Honeybees and Distant Thunder
By Onda Riku
Translated by Philip Gabriel
Review by George Mullins
Over the past month I have had the pleasure of reading this wonderful book by Onda Riku. Honeybees and Distant Thunder is a book about sounds, nature, music and inspiration. The story is set around an international piano competition and follows the journey of its competitors.
The story focuses on the fictional Sixth Yoshigae International Piano Competition, being held in Japan. We follow the prestigious competition and its group of international competitors from the entry auditions to the opening of the contest and all the way until it’s completion. The book’s chapters are segregated into corresponding parts of the competition, following this order: entry, round one, round two, round three and the finals.
What I found most intriguing about Honeybees and Distant Thunder is that rather than following the story from the point of view of one character in particular, the competition actually enfolds from the perspective of many different actors. We start by learning about some of the judges, and then the personalities of the competitors. We even observe the competition from the eyes of more minor players such as the piano turner, a reporter and a competitor’s wife. Each performer has their own style and relationship with music. There are child geniuses, and one competitive character sees the competition as akin to a sporting event. Another character describes himself as a family man playing ‘ordinary man music’. Learning about the different performers, their history and relationship to music is a particular pleasure of the story.
This shifting perspective gives us a comprehensive overview of this fictional international piano competition, providing a deeper sense of reality. This multiple-view perspective also allowed me to pick my own favourite competitor and follow their journey. Without wanting to spoil anything, I will say that the character I was routing does not win the competition in the end!
Although there are many different characters and performers, an important story flowing alongside the competition is that of pianist named Jin Kazama, or 風間塵 in Japanese. The author tells us that, rather ironically, the “Jin” in his name uses the same kanji as “dust” or “rubbish”! Jin is a young and unconventional performer, whose idiosyncratic style of playing both impresses and appals the judges in equal measure. His laid-back attitude and genius act as an interesting catalyst for book.
Lovers of classical music will surely enjoy this book. Characters discuss famous classical piano ballads and concertos and the author wonderfully describes the sounds of the pianists. For instance, she describes one character’s playing as ‘free and easy, so generous, yet with a haunting insight’. Readers with a good knowledge of classical music will take pleasure in imagining melodies as they read about the different characters’ styles of playing.

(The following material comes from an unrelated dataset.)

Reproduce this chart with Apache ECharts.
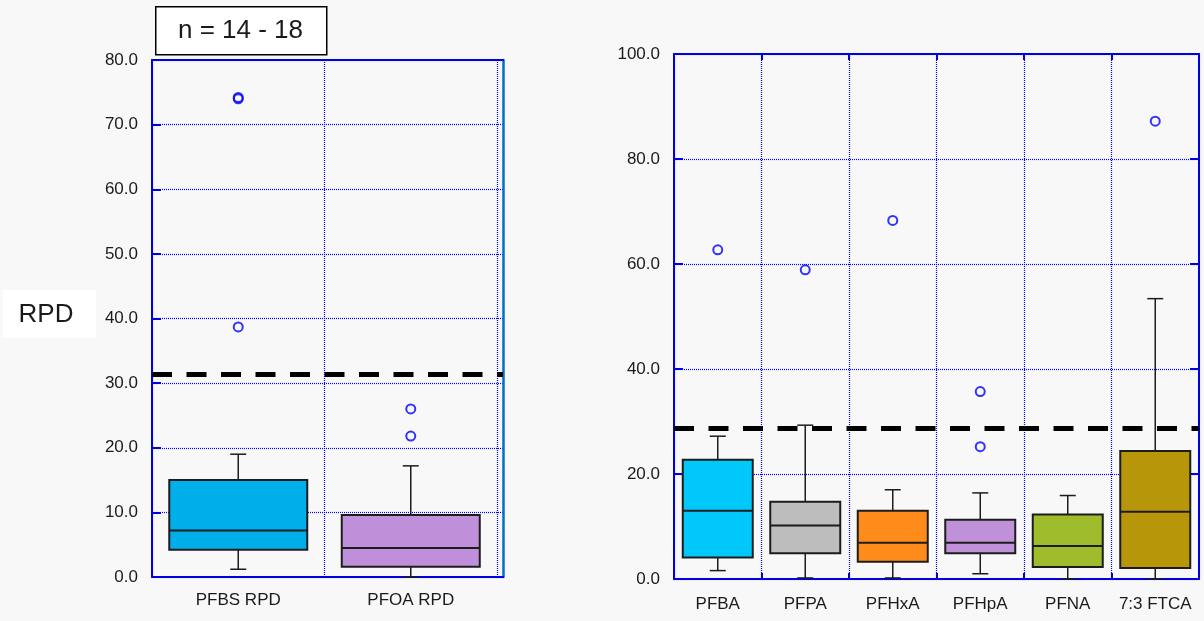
<!DOCTYPE html>
<html>
<head>
<meta charset="utf-8">
<script src="https://cdn.jsdelivr.net/npm/echarts@6/dist/echarts.min.js"></script>
<style>
  html, body { margin: 0; padding: 0; background: #f8f8f8; }
  #chart { width: 1204px; height: 621px; }
</style>
</head>
<body>
<div id="chart"></div>
<script>
// ---- Left panel: PFBS / PFOA RPD ----
const leftCategories = ['PFBS RPD', 'PFOA RPD'];
// each box: [lower whisker, Q1, median, Q3, upper whisker]
const leftBoxes = [
  [1.2, 4.2, 7.2, 15.0, 19.0],
  [0.0, 1.6, 4.5, 9.6, 17.2]
];
const leftOutliers = [[74.2, 74.0, 38.7], [26.0, 21.8]];
const leftThreshold = 31.3;
const leftYMax = 80;
const leftYStep = 10;

// ---- Right panel: individual compounds ----
const rightCategories = ['PFBA', 'PFPA', 'PFHxA', 'PFHpA', 'PFNA', '7:3 FTCA'];
const rightBoxes = [
  [1.6, 4.1, 13.0, 22.7, 27.2],
  [0.2, 4.9, 10.2, 14.7, 29.3],
  [0.2, 3.3, 6.9, 13.0, 17.0],
  [1.0, 4.9, 6.9, 11.3, 16.4],
  [0.0, 2.3, 6.3, 12.3, 15.9],
  [0.0, 2.1, 12.8, 24.4, 53.4]
];
const rightOutliers = [[62.7], [58.9], [68.3], [35.7, 25.2], [], [87.2]];
const rightThreshold = 28.7;
const rightYMax = 100;
const rightYStep = 20;

const titleText = 'n = 14 - 18';
const yAxisTitle = 'RPD';

// box fill colours, one per category
const leftColors = ['#00aeea', '#bf8fda'];
const rightColors = ['#00c8fa', '#bdbdbd', '#ff8c1a', '#c090d8', '#9ebc2c', '#b8960a'];

const FONT = "'Liberation Sans', Arial, sans-serif";
const TEXT = '#1a1a1a';
const AXIS_BLUE = '#0000e0';
const GRID_BLUE = '#0000ff';
const INK = '#1c1c1c';

function boxData(boxes) {
  return boxes.map((b, i) => [i].concat(b));
}
function outlierData(outliers) {
  const out = [];
  outliers.forEach((list, i) => list.forEach(v => out.push([i, v])));
  return out;
}

// draws whiskers, caps, box and median through the axis scales
function boxRenderer(colors) {
  return function (params, api) {
    const i = api.value(0);
    const lo = api.coord([i, api.value(1)]);
    const q1 = api.coord([i, api.value(2)]);
    const md = api.coord([i, api.value(3)]);
    const q3 = api.coord([i, api.value(4)]);
    const hi = api.coord([i, api.value(5)]);
    const band = api.size([1, 0])[0];
    const half = band * 0.4;
    const cap = 8;
    const x = lo[0];
    const whisker = { stroke: INK, lineWidth: 1.5 };
    return {
      type: 'group',
      children: [
        { type: 'line', shape: { x1: x, y1: q3[1], x2: x, y2: hi[1] }, style: whisker },
        { type: 'line', shape: { x1: x - cap, y1: hi[1], x2: x + cap, y2: hi[1] }, style: whisker },
        { type: 'line', shape: { x1: x, y1: q1[1], x2: x, y2: lo[1] }, style: whisker },
        { type: 'line', shape: { x1: x - cap, y1: lo[1], x2: x + cap, y2: lo[1] }, style: whisker },
        { type: 'rect', shape: { x: x - half, y: q3[1], width: half * 2, height: q1[1] - q3[1] },
          style: { fill: colors[i], stroke: INK, lineWidth: 2 } },
        { type: 'line', shape: { x1: x - half, y1: md[1], x2: x + half, y2: md[1] },
          style: { stroke: INK, lineWidth: 2 } }
      ]
    };
  };
}

const dotted = { color: GRID_BLUE, width: 1.2, type: [1, 1] };
const solidAxis = { color: AXIS_BLUE, width: 2 };
const tickLabel = { fontSize: 17, color: TEXT, fontFamily: FONT };
const outlierStyle = { color: 'rgba(0,0,0,0)', borderColor: '#0000ff', borderWidth: 2 };
const thresholdStyle = { color: '#000', width: 5, type: [20, 14.5] };

const chart = echarts.init(document.getElementById('chart'), null, { renderer: 'canvas' });

chart.setOption({
  backgroundColor: '#f8f8f8',
  animation: false,
  grid: [
    // left panel boxes (category bands)
    { left: 152, top: 60, width: 345, height: 517, outerBoundsMode: 'none' },
    // left panel frame (slightly wider)
    { left: 152, top: 60, width: 351, height: 517, outerBoundsMode: 'none' },
    // right panel
    { left: 674, top: 54, width: 525, height: 525, outerBoundsMode: 'none' }
  ],
  xAxis: [
    { gridIndex: 0, type: 'category', data: leftCategories,
      axisLine: { show: false, onZero: false }, axisTick: { show: false },
      axisLabel: Object.assign({ margin: 15, interval: 0 }, tickLabel),
      splitLine: { show: true, interval: 0, lineStyle: dotted } },
    { gridIndex: 1, type: 'value', min: 0, max: 1, position: 'bottom',
      axisLine: { show: true, onZero: false, lineStyle: solidAxis }, axisTick: { show: false },
      axisLabel: { show: false }, splitLine: { show: false } },
    { gridIndex: 1, type: 'value', min: 0, max: 1, position: 'top',
      axisLine: { show: true, onZero: false, lineStyle: solidAxis }, axisTick: { show: false },
      axisLabel: { show: false }, splitLine: { show: false } },
    { gridIndex: 2, type: 'category', data: rightCategories, position: 'bottom',
      axisLine: { show: true, onZero: false, lineStyle: solidAxis },
      axisTick: { show: true, inside: true, length: 6, interval: 0, lineStyle: solidAxis },
      axisLabel: Object.assign({ margin: 17, interval: 0 }, tickLabel),
      splitLine: { show: true, interval: 0, lineStyle: dotted } },
    { gridIndex: 2, type: 'category', data: rightCategories, position: 'top',
      axisLine: { show: true, onZero: false, lineStyle: solidAxis },
      axisTick: { show: true, inside: true, length: 6, interval: 0, lineStyle: solidAxis },
      axisLabel: { show: false }, splitLine: { show: false } }
  ],
  yAxis: [
    { gridIndex: 0, type: 'value', min: 0, max: leftYMax, show: false },
    { gridIndex: 1, type: 'value', min: 0, max: leftYMax, interval: leftYStep, position: 'left',
      axisLine: { show: true, onZero: false, lineStyle: solidAxis },
      axisTick: { show: true, inside: true, length: 9, lineStyle: solidAxis },
      axisLabel: Object.assign({ margin: 14, formatter: v => v.toFixed(1) }, tickLabel),
      splitLine: { show: true, lineStyle: dotted } },
    { gridIndex: 1, type: 'value', min: 0, max: leftYMax, interval: leftYStep, position: 'right',
      axisLine: { show: true, onZero: false, lineStyle: { color: '#0070c8', width: 2.5 } },
      axisTick: { show: false }, axisLabel: { show: false }, splitLine: { show: false } },
    { gridIndex: 2, type: 'value', min: 0, max: rightYMax, interval: rightYStep, position: 'left',
      axisLine: { show: true, onZero: false, lineStyle: solidAxis },
      axisTick: { show: true, inside: true, length: 9, lineStyle: solidAxis },
      axisLabel: Object.assign({ margin: 14, formatter: v => v.toFixed(1) }, tickLabel),
      splitLine: { show: true, lineStyle: dotted } },
    { gridIndex: 2, type: 'value', min: 0, max: rightYMax, interval: rightYStep, position: 'right',
      axisLine: { show: true, onZero: false, lineStyle: solidAxis },
      axisTick: { show: true, inside: true, length: 9, lineStyle: solidAxis },
      axisLabel: { show: false }, splitLine: { show: false } }
  ],
  series: [
    // threshold line across the left frame
    { type: 'scatter', xAxisIndex: 1, yAxisIndex: 1, data: [], silent: true,
      markLine: { symbol: 'none', silent: true, label: { show: false },
        lineStyle: thresholdStyle, data: [{ yAxis: leftThreshold }] } },
    { type: 'custom', xAxisIndex: 0, yAxisIndex: 0, data: boxData(leftBoxes),
      renderItem: boxRenderer(leftColors), clip: false, z: 3 },
    { type: 'scatter', xAxisIndex: 0, yAxisIndex: 0, data: outlierData(leftOutliers),
      symbol: 'circle', symbolSize: 9, itemStyle: outlierStyle, z: 4 },
    { type: 'custom', xAxisIndex: 3, yAxisIndex: 3, data: boxData(rightBoxes),
      renderItem: boxRenderer(rightColors), clip: false, z: 3 },
    { type: 'scatter', xAxisIndex: 3, yAxisIndex: 3, data: outlierData(rightOutliers),
      symbol: 'circle', symbolSize: 9, itemStyle: outlierStyle, z: 4,
      markLine: { symbol: 'none', silent: true, label: { show: false },
        lineStyle: thresholdStyle, data: [{ yAxis: rightThreshold }] } }
  ],
  graphic: [
    { type: 'rect', left: 155, top: 6, shape: { width: 171, height: 48 },
      style: { fill: '#ffffff', stroke: '#000000', lineWidth: 1.5 }, z: 10 },
    { type: 'text', x: 240.5, y: 31, z: 11,
      style: { text: titleText, fill: TEXT, font: "26px 'Liberation Sans', Arial, sans-serif",
        textAlign: 'center', textVerticalAlign: 'middle' } },
    { type: 'rect', left: 3, top: 290, shape: { width: 93, height: 48 },
      style: { fill: '#ffffff' }, z: 10 },
    { type: 'text', x: 46, y: 315, z: 11,
      style: { text: yAxisTitle, fill: TEXT, font: "26px 'Liberation Sans', Arial, sans-serif",
        textAlign: 'center', textVerticalAlign: 'middle' } }
  ]
});
</script>
</body>
</html>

On the other hand, people like me with only a layman’s grasp of music can also easily enjoy this book too. The stress and tension of the competition is palpable and the characters’ (and author’s) love of music shines through each page, making it a very inspiring read. I found myself sitting on the edge of my seat as I got more and more invested in certain characters and wanted them to succeed in the competition. The countless references and descriptions of famous piano pieces also act as a good springboard for learning more about classic music. For example, thanks to this book I have discovered a wonderful piece called Je te veux by a French composer Erik Satie.
The author of Honeybees and Distant Thunder, Onda Riku, is a celebrated writer in Japan. When this book was first published in Japanese in 2017, it became a bestseller, selling over a million copies. It also became the first novel to win both the Naoki Prize and the Japan Bookseller’s Award. In 2019, the book was even turned into a successful Japanese film.
The translator, Philip Gabriel, does a great job on this English translation. He gives us some useful explanations regarding Japanese language and culture, helping us understand nuances that can often get lost in translation. His description of a character’s name, Aya Eiden, whose last name Eiden, 栄伝, roughly means ‘to convey glory’ in English, springs to mind. I feel that this kind of information allows us to better grasp the story and are helpful to anyone interested in Japan.